The rules at the Collab Café are simple, according to Ito Tomoe, the lady who runs this non-profit organization. The code of conduct simply promotes the following:

Use local ingredients whenever possible. This ensures that local farmers are part of the beneficiaries. Many local farmers wanted to go organic but had difficulty finding regular markets. Until they found the chefs who could use their produce.

Educate the consumers. The chefs who use the Collab Café teach consumers about organic products and why they should support the local farming community. There are regular Monday chefs or Friday chefs as there are new guest chefs who introduce their home-cooked recipes. These housewives share their secret recipes while giving the consumers variety in menu items and featured dishes.

Promote CSA or community-supported agriculture. The customers become conscious of what they eat and what they buy. And local farmers get to meet the chefs and consumers as well. The consumers start to buy local produce to use in their homes.
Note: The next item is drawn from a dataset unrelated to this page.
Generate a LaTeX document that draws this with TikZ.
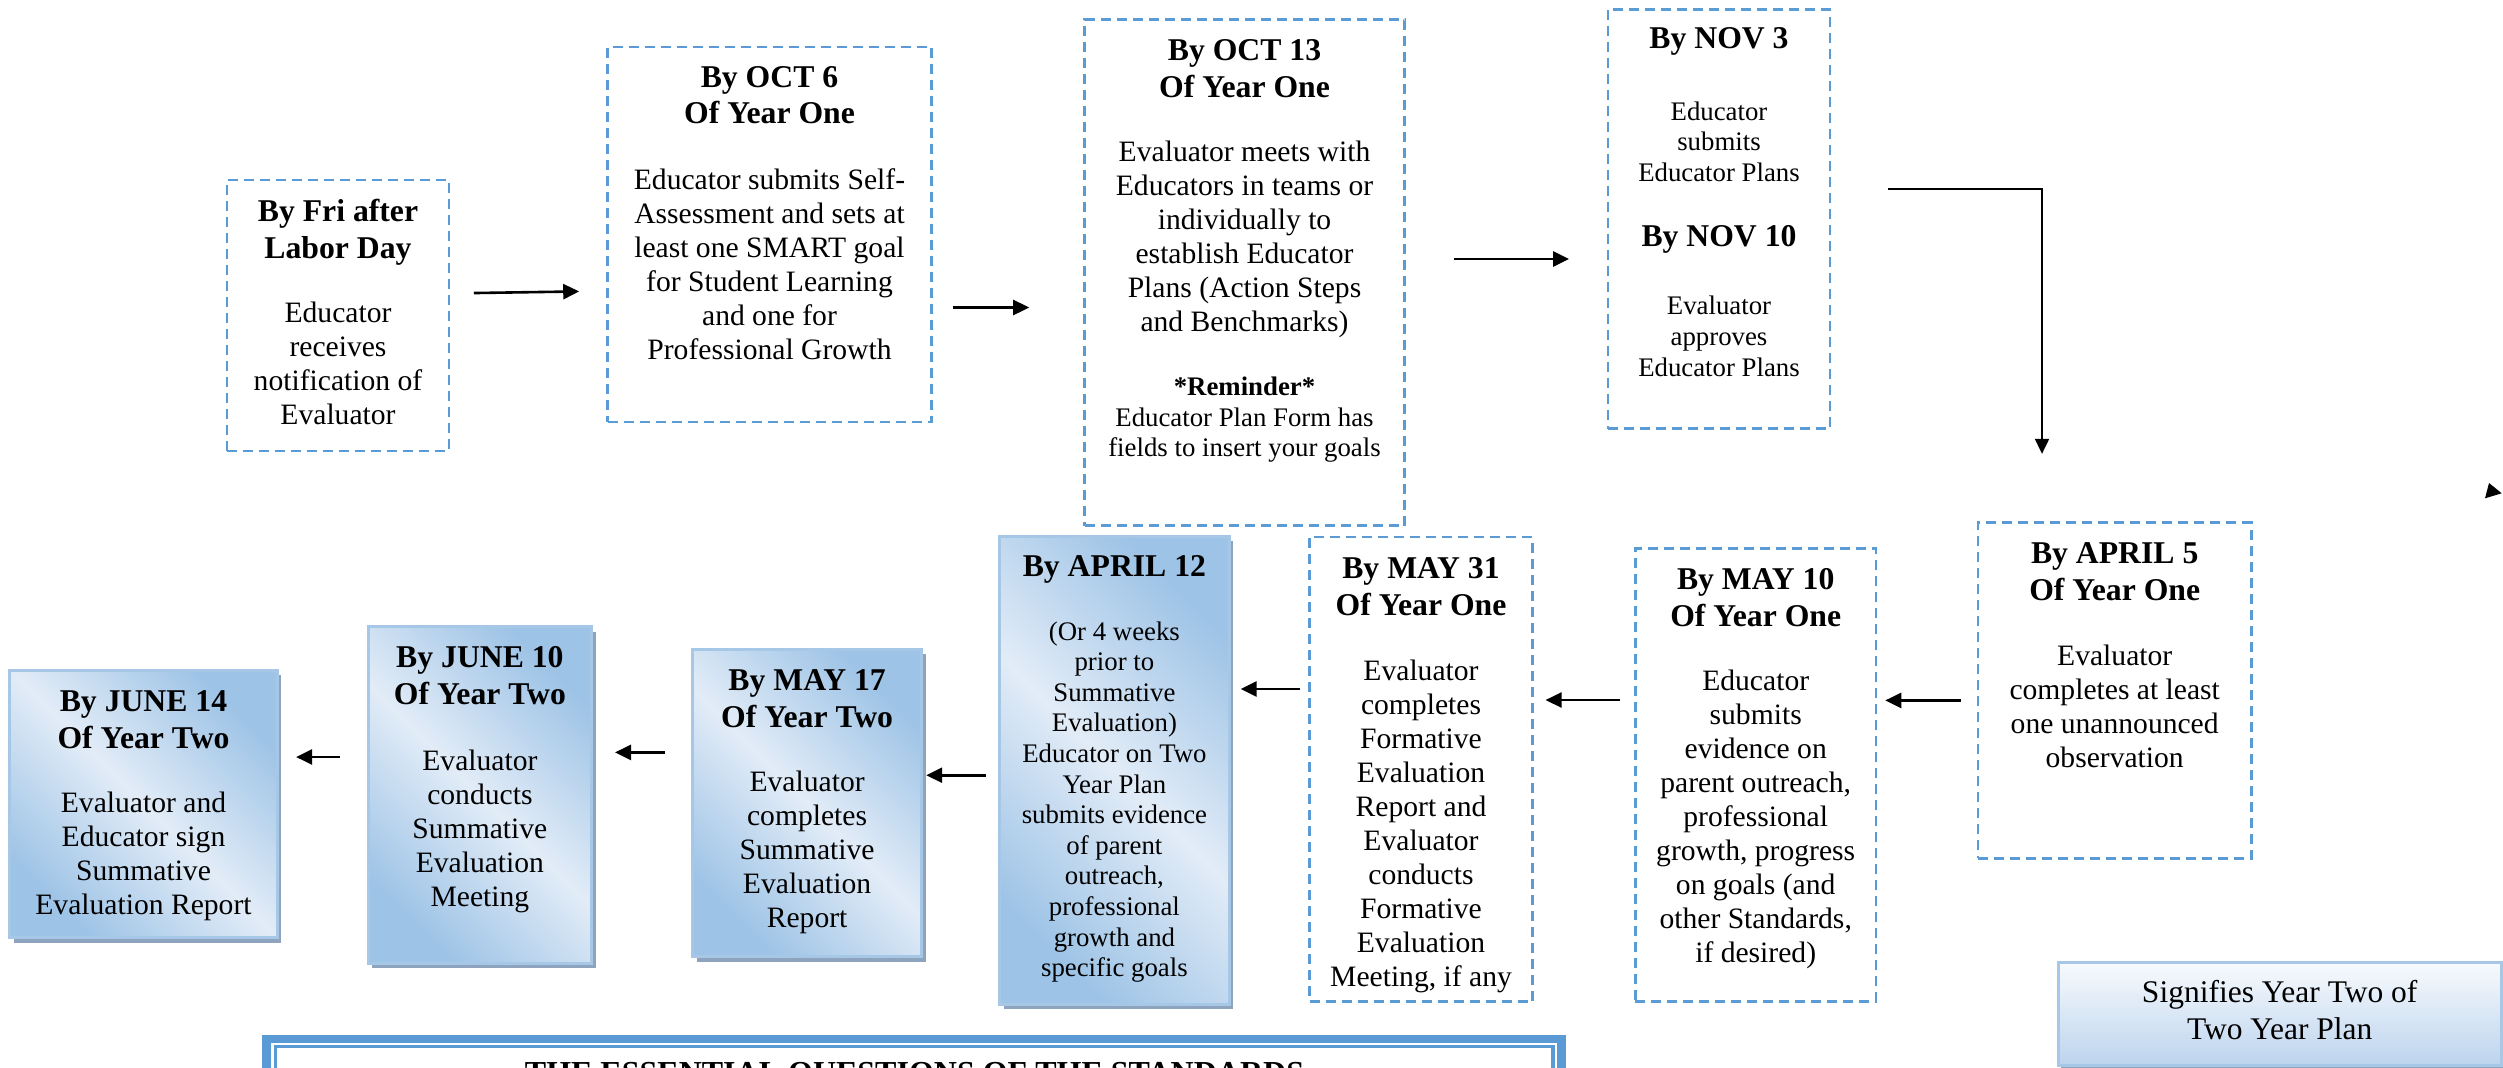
\documentclass[tikz,border=0pt]{standalone}
\usepackage{fontspec}
\setmainfont{Liberation Serif}
\usetikzlibrary{arrows.meta,shadows}
\definecolor{dashblue}{HTML}{5B9BD5}
\definecolor{gblue}{HTML}{9DC3E6}
\definecolor{glight}{HTML}{E2ECF7}
\definecolor{edgeblue}{HTML}{A7C7E7}
\definecolor{shadowc}{HTML}{8EA3BE}
\definecolor{legtop}{HTML}{F7FAFD}
\definecolor{legbot}{HTML}{BDD4EE}
\begin{document}
\begin{tikzpicture}[x=1pt,y=-1pt,
  dbox/.style={draw=dashblue, line width=2.6pt, dash pattern=on 10pt off 6pt, inner sep=0pt},
  sbox/.style={draw=edgeblue, line width=3pt, inner sep=0pt, left color=gblue, right color=gblue, middle color=glight, shading angle=135, drop shadow={shadow xshift=4pt, shadow yshift=-5pt, fill=shadowc, opacity=1}},
  legbox/.style={draw=edgeblue, line width=3pt, inner sep=0pt, top color=legtop, bottom color=legbot, drop shadow={shadow xshift=3pt, shadow yshift=-3pt, fill=shadowc, opacity=1}},
  hd/.style={font=\bfseries\fontsize{31.7}{36.5}\selectfont, align=center, inner sep=0pt, anchor=north},
  bd/.style={font=\fontsize{29.6}{34}\selectfont, align=center, inner sep=0pt, anchor=north},
  sm/.style={font=\fontsize{26.8}{30.6}\selectfont, align=center, inner sep=0pt, anchor=north},
  lg/.style={font=\fontsize{31.5}{36.7}\selectfont, align=center, inner sep=0pt, anchor=north},
  arr/.style={-{Triangle[length=16pt,width=15pt]}, line width=2.6pt},
  elbowarr/.style={-{Triangle[length=15pt,width=14pt]}, line width=2pt},
]
\useasboundingbox (0,0) rectangle (2503,1068);
\clip (0,0) rectangle (2503,1068);
\fill[white] (0,0) rectangle (2503,1068);

% ---------- top row ----------
\node[dbox, minimum width=222pt, minimum height=271pt] (fri) at (338,315.5) {};
\node[hd] (fri-h) at (338,196) {\strut By Fri after\\Labor Day};
\node[bd] (fri-b) at (338,298.1) {\strut Educator\\receives\\notification of\\Evaluator};

\node[dbox, minimum width=324pt, minimum height=375pt] (oct6) at (769.5,234.5) {};
\node[hd] (oct6-h) at (769.5,61.5) {\strut By OCT 6\\Of Year One};
\node[bd] (oct6-b) at (769.5,165.1) {\strut Educator submits Self-\\Assessment and sets at\\least one SMART goal\\for Student Learning\\and one for\\Professional Growth};

\node[dbox, minimum width=320pt, minimum height=506pt] (oct13) at (1244.5,272.7) {};
\node[hd] (oct13-h) at (1244.5,35) {\strut By OCT 13\\Of Year One};
\node[bd] (oct13-b) at (1244.5,137.6) {\strut Evaluator meets with\\Educators in teams or\\individually to\\establish Educator\\Plans (Action Steps\\and Benchmarks)};
\node[sm] (oct13-r) at (1244.5,374) {\strut\textbf{*Reminder*}\\Educator Plan Form has\\fields to insert your goals};

\node[dbox, minimum width=222pt, minimum height=419.4pt] (nov) at (1719,219) {};
\node[hd] (nov-h1) at (1719,23) {\strut By NOV 3};
\node[sm] (nov-b1) at (1719,98.7) {\strut Educator\\submits\\Educator Plans};
\node[hd] (nov-h2) at (1719,220.6) {\strut By NOV 10};
\node[sm] (nov-b2) at (1719,293.2) {\strut Evaluator\\approves\\Educator Plans};

% ---------- bottom row ----------
\node[dbox, minimum width=273.4pt, minimum height=335.5pt] (apr5) at (2114.7,690.5) {};
\node[hd] (apr5-h) at (2114.7,537.9) {\strut By APRIL 5\\Of Year One};
\node[bd] (apr5-b) at (2114.7,641.4) {\strut Evaluator\\completes at least\\one unannounced\\observation};

\node[dbox, minimum width=240.7pt, minimum height=452.9pt] (may10) at (1755.7,775) {};
\node[hd] (may10-h) at (1755.7,564) {\strut By MAY 10\\Of Year One};
\node[bd] (may10-b) at (1755.7,666.6) {\strut Educator\\submits\\evidence on\\parent outreach,\\professional\\growth, progress\\on goals (and\\other Standards,\\if desired)};

\node[dbox, minimum width=222.9pt, minimum height=464.8pt] (may31) at (1421,769.2) {};
\node[hd] (may31-h) at (1421,553) {\strut By MAY 31\\Of Year One};
\node[bd] (may31-b) at (1421,656.1) {\strut Evaluator\\completes\\Formative\\Evaluation\\Report and\\Evaluator\\conducts\\Formative\\Evaluation\\Meeting, if any};

\node[sbox, minimum width=229.8pt, minimum height=467.6pt] (apr12) at (1114.4,770.2) {};
\node[hd] (apr12-h) at (1114.4,551) {\strut By APRIL 12};
\node[sm] (apr12-b) at (1114.4,618.5) {\strut (Or 4 weeks\\prior to\\Summative\\Evaluation)\\Educator on Two\\Year Plan\\submits evidence\\of parent\\outreach,\\professional\\growth and\\specific goals};

\node[sbox, minimum width=229pt, minimum height=307.6pt] (may17) at (807.1,803.1) {};
\node[hd] (may17-h) at (807.1,664.8) {\strut By MAY 17\\Of Year Two};
\node[bd] (may17-b) at (807.1,767.9) {\strut Evaluator\\completes\\Summative\\Evaluation\\Report};

\node[sbox, minimum width=223.8pt, minimum height=336.6pt] (jun10) at (479.9,794.9) {};
\node[hd] (jun10-h) at (479.9,642) {\strut By JUNE 10\\Of Year Two};
\node[bd] (jun10-b) at (479.9,746.3) {\strut Evaluator\\conducts\\Summative\\Evaluation\\Meeting};

\node[sbox, minimum width=267.8pt, minimum height=267.4pt] (jun14) at (143.5,804) {};
\node[hd] (jun14-h) at (143.5,685.8) {\strut By JUNE 14\\Of Year Two};
\node[bd] (jun14-b) at (143.5,788.1) {\strut Evaluator and\\Educator sign\\Summative\\Evaluation Report};

% ---------- legend ----------
\node[legbox, minimum width=442.7pt, minimum height=102.7pt] (legend) at (2279.7,1013.7) {};
\node[lg] (legend-t) at (2279.7,977) {\strut Signifies Year Two of\\Two Year Plan};

% ---------- essential questions box ----------
\node[draw=dashblue, line width=8.5pt, inner sep=0pt, minimum width=1295pt, minimum height=522pt] (esq) at (914,1300) {};
\node[draw=dashblue, line width=3.5pt, inner sep=0pt, minimum width=1277.5pt, minimum height=522pt] (esqin) at (914.25,1307.7) {};
\node[font=\bfseries\fontsize{32}{36}\selectfont, inner sep=0pt, anchor=base] (esq-t) at (914.5,1083) {THE ESSENTIAL QUESTIONS OF THE STANDARDS};

% ---------- connectors ----------
\draw[arr, shorten <=23.5pt, shorten >=27pt] (fri.east |- 0,293.4) -- (oct6.west |- 0,291);
\draw[arr, shorten <=20.6pt, shorten >=54pt] (oct6.east |- 0,307.5) -- (oct13.west |- 0,307.5);
\draw[arr, shorten <=48.4pt, shorten >=37.6pt] (oct13.east |- 0,259) -- (nov.west |- 0,259);
\draw[elbowarr, shorten <=56.7pt, shorten >=67.6pt] (nov.east |- 0,189.4) -| (apr5.north -| 2042,0);

\draw[arr, shorten <=15.8pt, shorten >=7.9pt] (apr5.west |- 0,700.4) -- (may10.east |- 0,700.4);
\draw[arr, shorten <=13.8pt, shorten >=11.8pt] (may10.west |- 0,700) -- (may31.east |- 0,700);
\draw[arr, shorten <=7.9pt, shorten >=9.9pt] (may31.west |- 0,689) -- (apr12.east |- 0,689);
\draw[arr, shorten <=12.3pt, shorten >=3.1pt] (apr12.west |- 0,775.2) -- (may17.east |- 0,775.2);
\draw[arr, shorten <=26.1pt, shorten >=21.7pt] (may17.west |- 0,752.4) -- (jun10.east |- 0,752.4);
\draw[arr, shorten <=26.8pt, shorten >=17.2pt] (jun10.west |- 0,757) -- (jun14.east |- 0,757);

% stray arrowhead at the right edge
\fill (2489,483) -- (2501.7,493.3) -- (2485,498.3) -- cycle;
\end{tikzpicture}
\end{document}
The chefs are encouraged to follow the code of conduct, and that is just about the only requirement to be a guest chef and be able to use the facilities, including the kitchen staff, who are maintained by the non-profit organization.

To further increase their store’s income and improve sustainability of the enterprise, Tomoe accepts consigned goods from local artisans and bakers. The store sells gift items like handcrafted bags, local food like jams, pastries and sweets, too.

It’s actually promoting the Slow Food principles of eating good, clean and fair food.

So if ever you’re in the Nagano area of Japan, try out this café. And check who the guest chef of the day is.

It’s a wonderful idea we can adopt and suggest to the Department of Trade and Industry, where a shared service facility can be used by would-be chefs who can try out running a real café before investing good money in one, alone and scared of what will happen. This way, you can dip your toes first in the water, as the saying goes, before taking that leap of faith.